If the WWE had the sort of competition that was looking out for the welfare of the workers at the same time paying a competitive wage, that would be one thing. Instead, you still have a scenario where if the WWE kicks a wrestler to the curb for drug abuse, they’ll still find work elsewhere (TNA, Japan, MMA) as long as they’re a big enough name.
And again, not that I’m trying to defend McMahon too heavily, but the last time the former WWF was immersed in a ‘roid scandal, some of the promotion’s biggest bodies ended up fleeing to Atlanta. Which coincided, however briefly, with WCW kicking Stamford’s ass in the ratings.
McMahon might well argue (off the record) that he’s tried on some half-assed level to clean things up, but the public clearly prefers a chemically enhanced product.
And perhaps that’s it. Perhaps this is the long-standing rural love of truckers on amphetamines and moonshine. Perhaps the audience doesn’t care and wants more. Perhaps there’s a lack of sophistication in the wrestling audience that wants a jingoistic, over-inflated, comic book thrill right in front of their eyes.
(if anyone reading this has not watched Robert Mitchum’s “Thunder Road” then rent it now)
Don
I’m not sure where the jingoism enters into this. I mean, Benoit’s schtick was hardly a good argument for Canadian health care.

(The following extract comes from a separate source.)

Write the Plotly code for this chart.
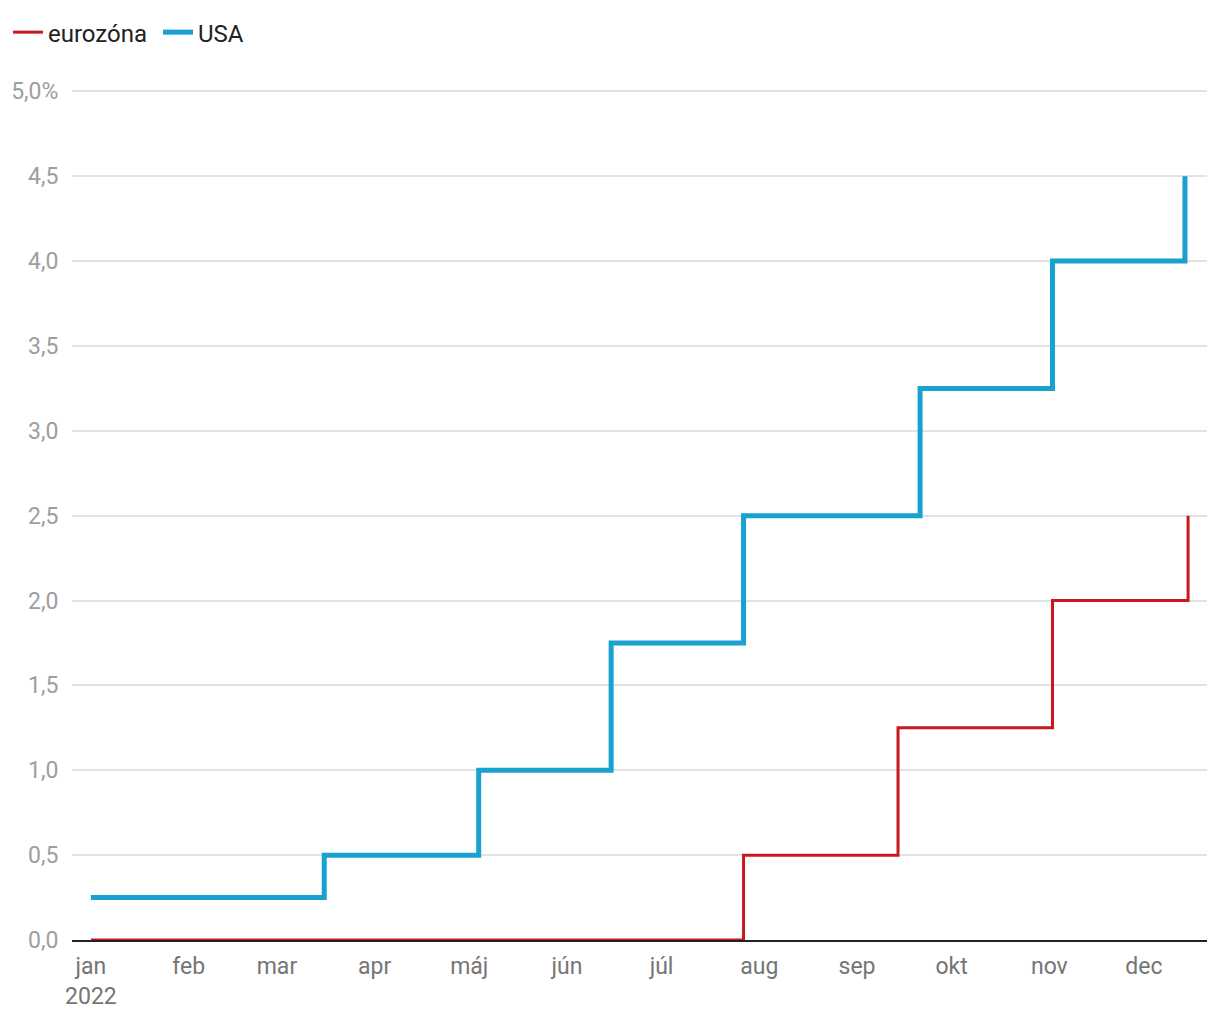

And I would hesitate to call the wrestling audience any more or less sophisticated than anyone else. The general public is so (not) outraged by baseball’s PED era that MLB will again be declaring all-time highs in attendance and profits. The NFL’s levels of human exploitation are just begining to be examined, but there have been no calls I can find for a public boycott.
I won’t argue for a public boycott of wrestling because, in general, the public is already boycotting wrestling.
whatever, Don. Raw did a 3.8 last Monday.